Теория нарратива исходит из идиллической предпосылки, гласящей, что повествование имеет цельность, которая отражает переживаемую нами действительность[110]
. Другими словами, мы должны найти Историю с большой буквы «И». Если у нас получилось, значит, жизнь удалась. Планеты выстроились в одну линию. Божественный telos осенил ваш творческий источник. Неудивительно, что радикальные постмодернисты осыпали теорию нарратива насмешками. Даже в рамках самой теории эта предпосылка нередко вызывает критику. Самый убийственный аргумент против нее заключается в следующем[111]. Повествование о моей жизни имеет начало, середину и конец. Эти части составляют целое. И только целое имеет смысл, который заключается в том, как эти части соотносятся друг с другом. Но есть одна проблема: я не пишу последнюю главу. Моя жизнь заканчивается, и у меня нет возможности дописать свою историю после этого. Между тем именно финал зачастую определяет смысл целого. Я вроде как ухожу из кинозала незадолго до конца фильма. Я догадываюсь, чем он закончился, но могу упустить решающие детали. Например, вращающийся волчок в «Начале» или признание в «Бойцовском клубе». Мне не хватает последней точки, с которой я могу оглянуться назад, связать все нити воедино и написать «конец». Как метко выразился Кьеркегор, «…потому что нет ни одного момента, когда я мог бы достичь полного покоя и оглянуться назад»[112].Получается, что мою историю допишут другие. Они сделают это на моих похоронах – страх и ужас! – или в воспоминаниях обо мне после. Мои дети вечно будут гадать, какая история заключалась в хаосе, который представляет из себя моя жизнь. Представьте – «правду» обо мне расскажут мои дети, когда я уже умру! Еще страшнее и ужаснее. Но дети всегда так делают. После смерти моих родителей мы нашли несколько связок старых писем, которые они писали друг другу, и записку: «Уничтожить после нашей смерти». До чего же любопытно! Какие важные факты, какие пикантные подробности содержались в этих письмах? Мы сожгли их немедленно – не ради родителей, но ради нас самих. С некоторыми историями не шутят. И финал всегда дописывают потомки.
Я же никогда не смогу завершить свою историю, написать последние слова, которые все объяснят и придадут картине целостность.
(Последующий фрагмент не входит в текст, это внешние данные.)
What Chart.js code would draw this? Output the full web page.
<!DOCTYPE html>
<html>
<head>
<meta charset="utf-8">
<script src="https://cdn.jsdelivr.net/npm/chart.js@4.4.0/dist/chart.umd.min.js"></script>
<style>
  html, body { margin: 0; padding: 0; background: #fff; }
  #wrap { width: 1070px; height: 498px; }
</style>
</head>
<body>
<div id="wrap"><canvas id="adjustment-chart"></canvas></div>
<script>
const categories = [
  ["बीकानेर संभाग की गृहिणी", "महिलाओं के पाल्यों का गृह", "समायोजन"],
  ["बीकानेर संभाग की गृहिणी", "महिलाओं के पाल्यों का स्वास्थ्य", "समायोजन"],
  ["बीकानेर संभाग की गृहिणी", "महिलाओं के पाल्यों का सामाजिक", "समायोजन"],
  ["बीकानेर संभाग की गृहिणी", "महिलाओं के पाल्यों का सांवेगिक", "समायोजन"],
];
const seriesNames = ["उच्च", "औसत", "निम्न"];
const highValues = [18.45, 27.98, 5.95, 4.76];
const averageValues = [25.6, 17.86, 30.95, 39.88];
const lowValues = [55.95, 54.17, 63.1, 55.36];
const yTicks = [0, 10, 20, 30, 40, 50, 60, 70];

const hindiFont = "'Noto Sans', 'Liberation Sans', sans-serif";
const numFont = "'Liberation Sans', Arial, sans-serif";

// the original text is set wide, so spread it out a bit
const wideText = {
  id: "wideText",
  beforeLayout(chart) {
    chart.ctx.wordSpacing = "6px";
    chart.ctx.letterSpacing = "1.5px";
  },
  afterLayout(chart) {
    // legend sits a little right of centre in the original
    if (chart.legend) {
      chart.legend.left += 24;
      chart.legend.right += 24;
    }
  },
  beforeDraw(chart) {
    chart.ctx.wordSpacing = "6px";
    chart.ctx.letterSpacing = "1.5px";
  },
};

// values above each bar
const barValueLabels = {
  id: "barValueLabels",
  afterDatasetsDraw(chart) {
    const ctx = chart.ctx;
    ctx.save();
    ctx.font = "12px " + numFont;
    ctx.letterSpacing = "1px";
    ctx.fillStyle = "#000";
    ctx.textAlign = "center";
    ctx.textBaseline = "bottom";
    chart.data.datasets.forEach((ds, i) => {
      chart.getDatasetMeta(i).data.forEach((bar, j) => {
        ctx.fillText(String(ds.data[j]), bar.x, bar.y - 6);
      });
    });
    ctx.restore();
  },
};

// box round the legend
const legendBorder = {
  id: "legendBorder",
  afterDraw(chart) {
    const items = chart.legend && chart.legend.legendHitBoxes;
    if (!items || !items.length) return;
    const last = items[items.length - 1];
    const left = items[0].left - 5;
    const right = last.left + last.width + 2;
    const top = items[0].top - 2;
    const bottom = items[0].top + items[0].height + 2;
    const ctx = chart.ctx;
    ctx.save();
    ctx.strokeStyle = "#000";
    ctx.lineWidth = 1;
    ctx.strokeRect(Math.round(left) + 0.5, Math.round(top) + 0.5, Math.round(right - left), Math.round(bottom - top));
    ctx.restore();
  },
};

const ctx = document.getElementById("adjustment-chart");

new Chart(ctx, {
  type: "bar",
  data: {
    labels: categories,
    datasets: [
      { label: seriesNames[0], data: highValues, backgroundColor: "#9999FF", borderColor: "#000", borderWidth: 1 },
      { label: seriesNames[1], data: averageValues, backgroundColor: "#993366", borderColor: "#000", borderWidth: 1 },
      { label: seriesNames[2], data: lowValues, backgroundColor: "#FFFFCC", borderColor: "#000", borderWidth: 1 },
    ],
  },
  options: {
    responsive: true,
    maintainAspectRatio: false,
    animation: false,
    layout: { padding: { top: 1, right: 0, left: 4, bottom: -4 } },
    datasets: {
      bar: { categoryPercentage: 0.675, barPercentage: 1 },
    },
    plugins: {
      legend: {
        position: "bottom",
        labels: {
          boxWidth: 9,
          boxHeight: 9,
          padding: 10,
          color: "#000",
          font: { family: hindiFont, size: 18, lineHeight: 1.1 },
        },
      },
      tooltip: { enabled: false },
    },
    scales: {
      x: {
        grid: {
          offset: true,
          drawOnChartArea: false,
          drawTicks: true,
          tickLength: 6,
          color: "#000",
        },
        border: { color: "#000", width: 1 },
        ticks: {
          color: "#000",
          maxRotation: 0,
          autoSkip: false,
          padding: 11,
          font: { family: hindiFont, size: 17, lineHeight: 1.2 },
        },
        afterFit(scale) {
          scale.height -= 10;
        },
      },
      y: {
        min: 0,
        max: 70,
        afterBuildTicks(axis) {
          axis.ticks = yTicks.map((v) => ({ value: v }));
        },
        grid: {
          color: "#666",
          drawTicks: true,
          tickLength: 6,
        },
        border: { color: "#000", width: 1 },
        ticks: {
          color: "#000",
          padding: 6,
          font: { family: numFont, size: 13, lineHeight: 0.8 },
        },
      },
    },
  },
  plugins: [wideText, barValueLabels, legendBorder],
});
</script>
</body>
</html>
Это совсем не то, что писать настоящую книгу. Работая над этим текстом, я не пишу первую главу, пока не напишу последней – ведь я должен знать, чем все закончится, прежде чем рассказать, как оно начиналось. Но литература и жизнь – разные вещи. Мы пишем в прошедшем времени, а живем в настоящем. Поэтому одна из важнейших дискуссий о нарратологии следующая: как соединить нарративное время с феноменологическим?[113]
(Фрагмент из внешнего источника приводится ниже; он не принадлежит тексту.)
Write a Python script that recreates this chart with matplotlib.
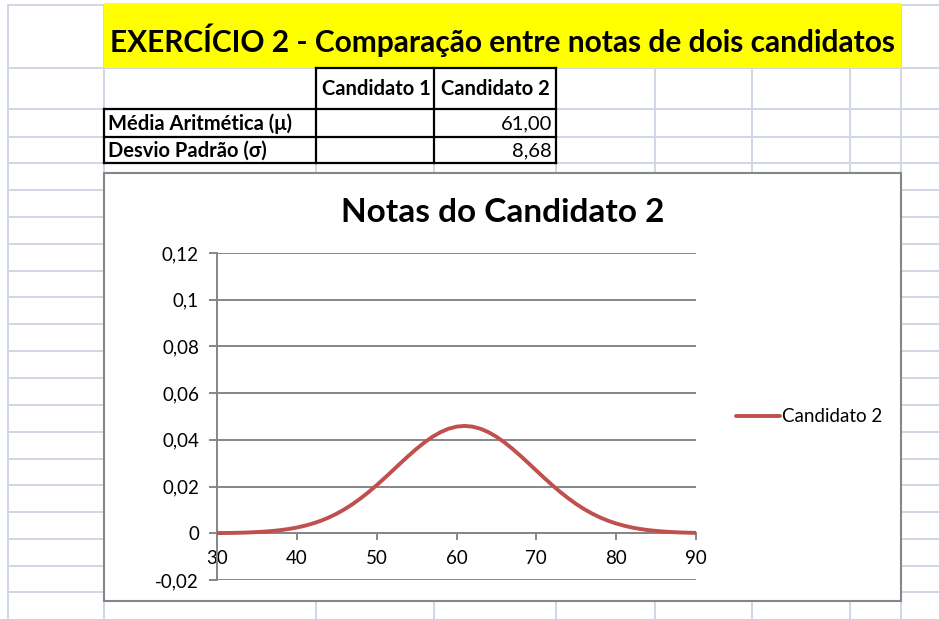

Как объединить то, что я рассказал о прошлом, осмыслив его, с хаотичностью того момента, когда я его переживал? Ведь мой рассказ о произошедшем отличается от моих впечатлений в тот момент, когда это непосредственно происходило. Эти две точки зрения очень настойчиво пытаются свести в одну. Но это, вероятно, лишнее. Зачем пытаться соединить несоединимое?Судя по всему, идея нарративной целостности ошибочна. Моя жизнь и мой опыт – это не огромная головоломка, в которой каждый кусочек идеально подходит к соседним, так что вместе они образуют картину. Стоит приложить немного усилий – и каждая деталь встанет на свое место. Некоторые аспекты моей жизни действительно образуют целое, в то время как другие – лишь разрозненные фрагменты, прячущиеся в темном углу или на периферии самосознания. Кто я и что из себя представляю – скорее миска салата, нежели пазл. Жак Лакан утверждает, что человека охватывает стыд, когда он смотрит в зеркало и видит целостный образ себя, потому что этот образ не соответствует тому сумбуру, который царит у него внутри[114]
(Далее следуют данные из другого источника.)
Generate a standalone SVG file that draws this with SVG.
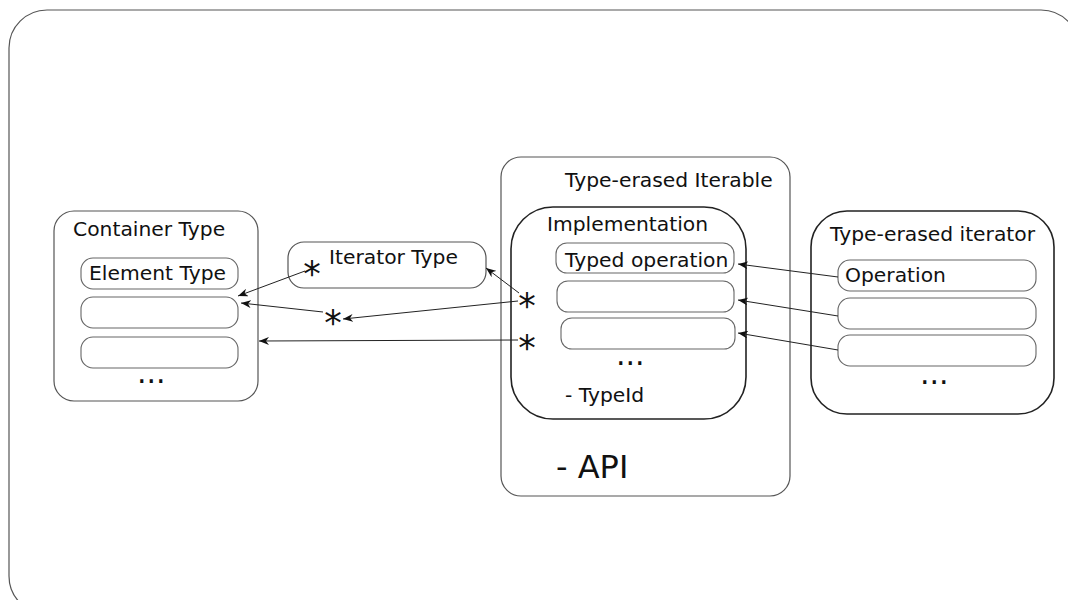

Я – это хаотичная смесь потребностей и желаний, впечатлений и попыток самовыражения, неоконченных мыслей и закостенелых предрассудков. Видимая цельность нашего теля обманывает нас и внушает нам стыд, поскольку производит впечатление, не совпадающее с нашим самоощущением. Кроме того, она внушает нам чувство острого противоречия между нами самими и тем, что снаружи. Однако внешний мир на самом деле в той же степени и внутренний, поскольку он явлен нам в ощущениях, окрашен нашими трактовками и преломляется в наших оценках.